B.P.Singh & S.B.Sinha B.P.Singh, J.

This Appeal by Special Leave has been preferred by the Chief Engineer (Construction), Southern Railways against the judgment and order of the High Court of Karnataka at Bangalore dated 15th June, 2002 in Writ Appeal No.16 of 1999. The learned Single Judge, against whose judgment the aforesaid appeal was preferred, had set aside the award of the Tribunal and held that the services of the Respondent were illegally terminated. He was therefore, entitled to reinstatement with full back wages. While affirming the finding of the learned Single Judge that the ...2/- -2- services of the Respondent were illegally terminated, the Division Bench modified the direction with regard to payment of consequential benefits by directing that only 50% of the back wages from the date of termination till the date of death or date of superannuation of the Respondent, whichever is earlier, shall be paid.

The facts of the case are that the Respondent was appointed on 16.7.1975 as a causal labourer by the Railways on payment of daily wages of Rs.4/- which was later enhanced to Rs.10.40. The case of the Appellant was that on 1.11.1977 the Respondent abandoned his work and did not report for duty thereafter. Consequently he was marked absent in the muster roll and being a casual employee his name was deleted from the muster roll after five weeks continued absence from the alleged date of abandonment. About a year and 5 months later, on 4th April, 1979, the Respondent served a notice upon the Railways alleging that his services had been illegally terminated.

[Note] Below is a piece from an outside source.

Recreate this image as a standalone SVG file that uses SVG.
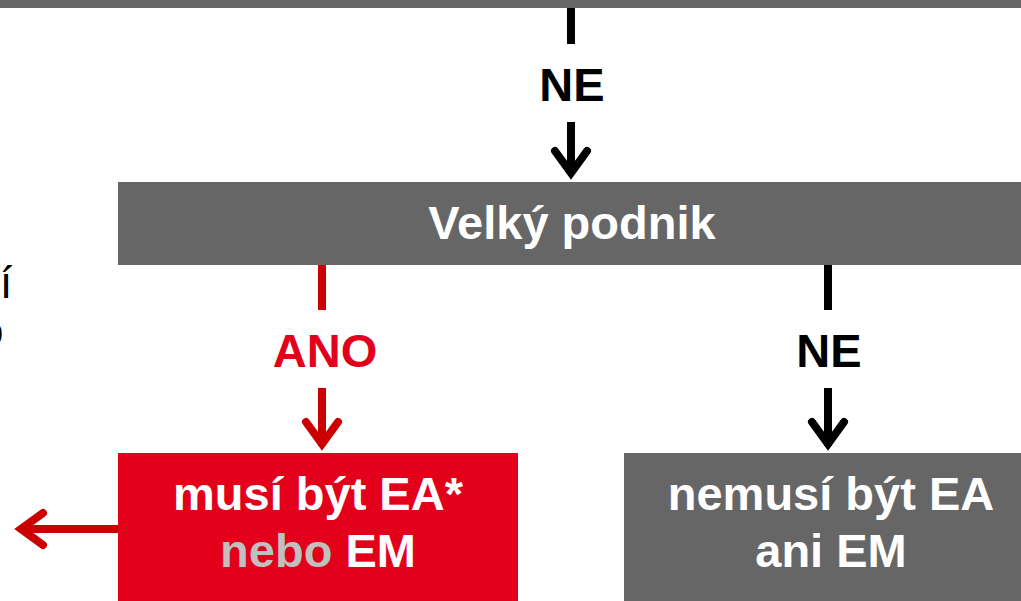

In the said notice issued through an Advocate the Respondent stated that he had been appointed by an order of appointment dated 16.7.1975 as a Clerical Mate in the Southern Railways, Bangalore, on monthly wages of Rs.332.95. He was also ...3/- -3- issued a Casual Labour Service Card. It was alleged that despite satisfactory service rendered by him, he was illegally prevented from doing work without assigning any reason whatsoever. This amounted to wrongful termination of service and therefore, the Respondent was entitled to be reinstated with full back wages.

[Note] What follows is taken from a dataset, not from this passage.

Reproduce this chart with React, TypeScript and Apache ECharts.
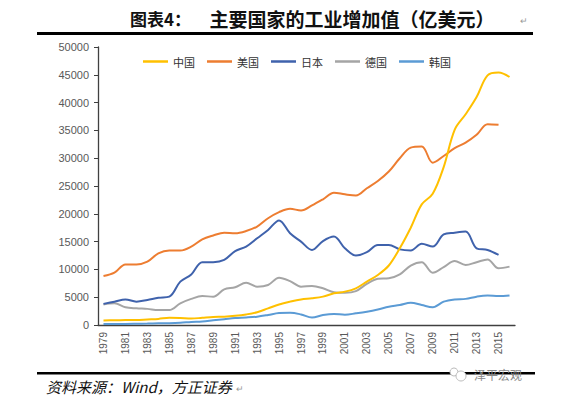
import React, { useEffect, useRef } from 'react';
import * as echarts from 'echarts';

const years = ['1979','1980','1981','1982','1983','1984','1985','1986','1987','1988','1989','1990','1991','1992','1993','1994','1995','1996','1997','1998','1999','2000','2001','2002','2003','2004','2005','2006','2007','2008','2009','2010','2011','2012','2013','2014','2015','2016'];

const seriesNames = ['中国', '美国', '日本', '德国', '韩国'];

const china = [800, 850, 880, 900, 1000, 1100, 1300, 1250, 1150, 1300, 1450, 1500, 1650, 1900, 2300, 3000, 3700, 4200, 4600, 4800, 5100, 5700, 6000, 6600, 7800, 9000, 10700, 13800, 17500, 21700, 23600, 28400, 35100, 37900, 41000, 44900, 45400, 44600];
const usa = [8800, 9400, 10900, 10900, 11400, 12900, 13400, 13400, 14100, 15400, 16100, 16600, 16500, 16900, 17700, 19200, 20300, 20900, 20600, 21500, 22600, 23800, 23500, 23300, 24600, 25900, 27600, 30000, 31900, 32100, 29200, 30400, 31800, 32800, 34200, 36100, 36000];
const japan = [3800, 4200, 4600, 4200, 4500, 4900, 5100, 7800, 9100, 11300, 11300, 11700, 13300, 14100, 15600, 17100, 18800, 16500, 15000, 13500, 15100, 15900, 13800, 12500, 13100, 14400, 14400, 13600, 13400, 14600, 14100, 16300, 16600, 16800, 13800, 13500, 12600];
const germany = [3700, 3900, 3200, 3000, 2900, 2700, 2700, 3900, 4700, 5200, 5100, 6400, 6800, 7600, 6900, 7200, 8500, 7900, 6900, 7000, 6600, 5900, 5800, 6100, 7400, 8300, 8400, 9100, 10700, 11300, 9400, 10400, 11500, 10800, 11300, 11800, 10200, 10500];
const korea = [200, 200, 200, 220, 250, 300, 320, 400, 550, 650, 850, 1050, 1250, 1350, 1500, 1800, 2150, 2200, 1900, 1350, 1800, 2000, 1850, 2100, 2400, 2800, 3300, 3600, 4000, 3600, 3200, 4200, 4600, 4700, 5100, 5300, 5200, 5300];

const colors = ['#FFC000', '#ED7D31', '#3F62AC', '#A5A5A5', '#5B9BD5'];

const titleLeft = '图表4：';
const titleMain = '主要国家的工业增加值（亿美元）';
const sourceText = '资料来源：Wind，方正证券';
const watermark = '泽平宏观';

export default function App() {
  const ref = useRef<HTMLDivElement>(null);
  useEffect(() => {
    if (!ref.current) return;
    const chart = echarts.init(ref.current, null, { renderer: 'svg' });
    const datasets = [china, usa, japan, germany, korea];
    const cjk = '"Noto Sans CJK SC", sans-serif';
    chart.setOption({
      animation: false,
      backgroundColor: '#ffffff',
      color: colors,
      grid: { left: 98, right: 60, top: 47, bottom: 73, containLabel: false },
      legend: {
        data: seriesNames,
        left: 138,
        top: 51,
        icon: 'rect',
        itemWidth: 25,
        itemHeight: 2.5,
        itemGap: 12,
        textStyle: { fontSize: 11, color: '#333', fontFamily: cjk },
      },
      xAxis: {
        type: 'category',
        data: years,
        boundaryGap: true,
        axisLine: { lineStyle: { color: '#404040', width: 1.3 } },
        axisTick: { interval: 1, length: 5, lineStyle: { color: '#404040' } },
        axisLabel: { interval: 1, rotate: 90, fontSize: 10, color: '#595959', margin: 7, fontFamily: '"Liberation Sans", sans-serif' },
      },
      yAxis: {
        type: 'value',
        min: 0,
        max: 50000,
        interval: 5000,
        axisLine: { show: true, lineStyle: { color: '#404040', width: 1.3 } },
        axisTick: { show: true, length: 4, lineStyle: { color: '#404040' } },
        splitLine: { show: false },
        axisLabel: { fontSize: 11, color: '#595959', margin: 9, fontFamily: '"Liberation Sans", sans-serif', formatter: (v: number) => String(v) },
      },
      series: seriesNames.map((name, i) => ({
        name,
        type: 'line',
        data: datasets[i],
        smooth: 0.35,
        symbol: 'none',
        showSymbol: false,
        lineStyle: { width: 2, color: colors[i] },
        z: 10 - i,
      })),
      graphic: [
        { type: 'text', x: 130, y: 18, style: { text: titleLeft, fill: '#111', font: `bold 17px ${cjk}`, verticalAlign: 'middle', align: 'left' } },
        { type: 'text', x: 352, y: 18, style: { text: titleMain, fill: '#111', font: `bold 19px ${cjk}`, verticalAlign: 'middle', align: 'center' } },
        { type: 'text', x: 520, y: 20, style: { text: '↵', fill: '#999', font: `9px ${cjk}`, verticalAlign: 'middle', align: 'left' } },
        { type: 'rect', shape: { x: 37, y: 32, width: 496, height: 3 }, style: { fill: '#000' } },
        { type: 'rect', shape: { x: 37, y: 372, width: 498, height: 2.5 }, style: { fill: '#000' } },
        { type: 'text', x: 46, y: 386, style: { text: sourceText, fill: '#111', font: `italic 15px ${cjk}`, verticalAlign: 'middle', align: 'left' } },
        { type: 'text', x: 236, y: 388, style: { text: '↵', fill: '#999', font: `9px ${cjk}`, verticalAlign: 'middle', align: 'left' } },
        { type: 'circle', shape: { cx: 454, cy: 372, r: 4 }, style: { fill: '#fff', stroke: '#bbb', lineWidth: 1 } },
        { type: 'circle', shape: { cx: 461, cy: 376, r: 5 }, style: { fill: '#fff', stroke: '#bbb', lineWidth: 1 } },
        { type: 'text', x: 474, y: 374, style: { text: watermark, fill: '#888', font: `12px ${cjk}`, verticalAlign: 'middle', align: 'left' } },
      ],
    });
    return () => chart.dispose();
  }, []);
  return <div ref={ref} style={{ position: 'fixed', left: 0, top: 0, width: 575, height: 398 }} />;
}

The reply of the Southern Railways is dated 11th April, 1979 in which it was stated that he had been engaged as an extra labour (Casual Labour) in the category of Clerical Mate on daily wage basis at Rs.4/- per day. He was deputed to work under the Inspector of Works (Doubling), Bangalore City. He was unauthorisedly absent from duty on his own accord from 1.11.1977. On 18.11.1977 he only came to receive his wages upto 31.10.1977. He made a request on 25.11.1977 to be re- engaged and though the Head Clerk (Stores) was willing to engage him as a fresh entrant on daily wage, he declined to accept the engagement.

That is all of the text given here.